How are data clustered?                       

**Example 8**:  Families are selected to participate in a survey regarding health insurance.  
Each member of the family will be included in the study.                  

**Example 9**:  arm length and leg length growth are measured for subjects once a year for 10 years,
and then modeled with a linear mixed model.  

# Assumptions of longitudinal models

## 
- Assumption 1:  Responses between subjects are independent.

  - If there are clear violations to the assumption, and data are available, then a random term could be added to deal with this non-independence.
  - For example, if there is clustering, e.g. pairs of siblings in a sample, a random term identifying family could be added to the model.  (Lack of fit and lack of independence are related!)


- Assumption 2:  There is a common covariance structure between all subjects, and the covariance parameters have the same value between subjects.

  - This assumption is usually not tested.  However, to properly estimate covariance parameters, several subjects are needed.
  - In some cases, homogeneous groups within the study may be identified. With sufficient group sample sizes, group-specific covariance parameters can be put in the model and estimated.

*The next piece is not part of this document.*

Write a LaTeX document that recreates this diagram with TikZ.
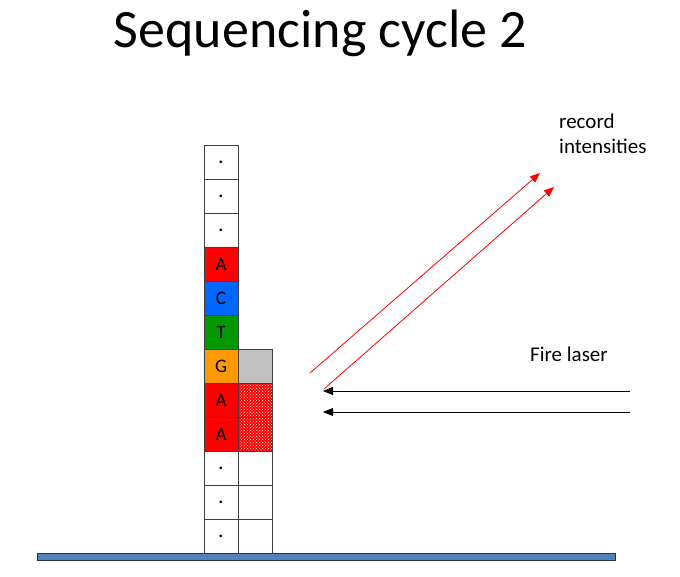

# Analyses of longitudinal data with two time points
## What we've already done!

-	Experiments with pre-post measurements have 2 measurements on each subject over time. When there are only 2 measurements, the analysis simplifies when the difference is considered. Simple methods can then be used (e.g. paired t-test). 
- Longitudinal models can still be beneficial here! But we'll discuss that later.  For now, we consider simplified models.
-	Let's take a closer look at the underlying models when we use a difference score or take the baseline-as-covariate approach.

### Change-score model
We model the difference using models for univariate outcomes
$$
Y_{i1} = Score_{pre}; \ Y_{i2} = Score_{post} 
$$
\vspace{-5mm}
$$
\Delta_i = Y_{i1} - Y_{i2} = \beta_0 + \beta_1 x_i + \epsilon_i
$$

### Baseline-as-covariate model

$$
Y_{i2} = \beta_0 +\beta_1Y_{i1} + \beta_2 x_i + \epsilon_i
$$

We allow the slope of the baseline value to be estimated (based on fit).

##

### Example for discussion: cholesterol data  

Any other type of simple clustering, with 2 responses per cluster can be analyzed similarly. 
(E.g., pairing by married couple, pairing by year of measurement.)

    
## Longitudinal designs and power - an initial glimpse

- Consider an experiment designed to compare two treatments.  Two common approaches:

  - A1:  Use independent samples (randomly assign some subjects one treatment, and some the other). For A1, we often use a 2-independent sample t-test
  - A2:  Have all subjects take one treatment and then have them all take the other (e.g., use a crossover design to eliminate confounding effects related to time). For A2, a paired t-test.  

- A study/experiment involving changes within subjects (e.g., analyzed with a paired t-test) is often more powerful than a study using independent samples.

## 

- The general formula for the variance for the difference in means suggests why this may be expected (when correlations between responses within subjects are positive):  

$$
Var[\bar Y_1 - \bar Y_2] = Var[\bar Y_1] + Var[\bar Y_2] - 2Cov[\bar Y_1,\ \bar Y_2]
$$

-	Often there are many factors not of interest that distinguish the two independent samples. For paired data, the difference in responses is due more to the treatment alone and not to other factors, since we're using the same subjects.  
-	The same principle generalizing to multiple times and longitudinal data in general (e.g., air pollution study); subject serve as their own controls.
-	But paired/longitudinal designs may not always be better. In some cases a short cross-sectional study/experiment involving many subjects may be more feasible and cost-effective.

# Summary

##  Summary

-	Why do we need special methods?
-	Discuss time series vs. longitudinal 
- Formats of longitudinal data 
- Clustered/longitudinal data
-	Assumptions of longitudinal models
-	Analyses of longitudinal data with two time points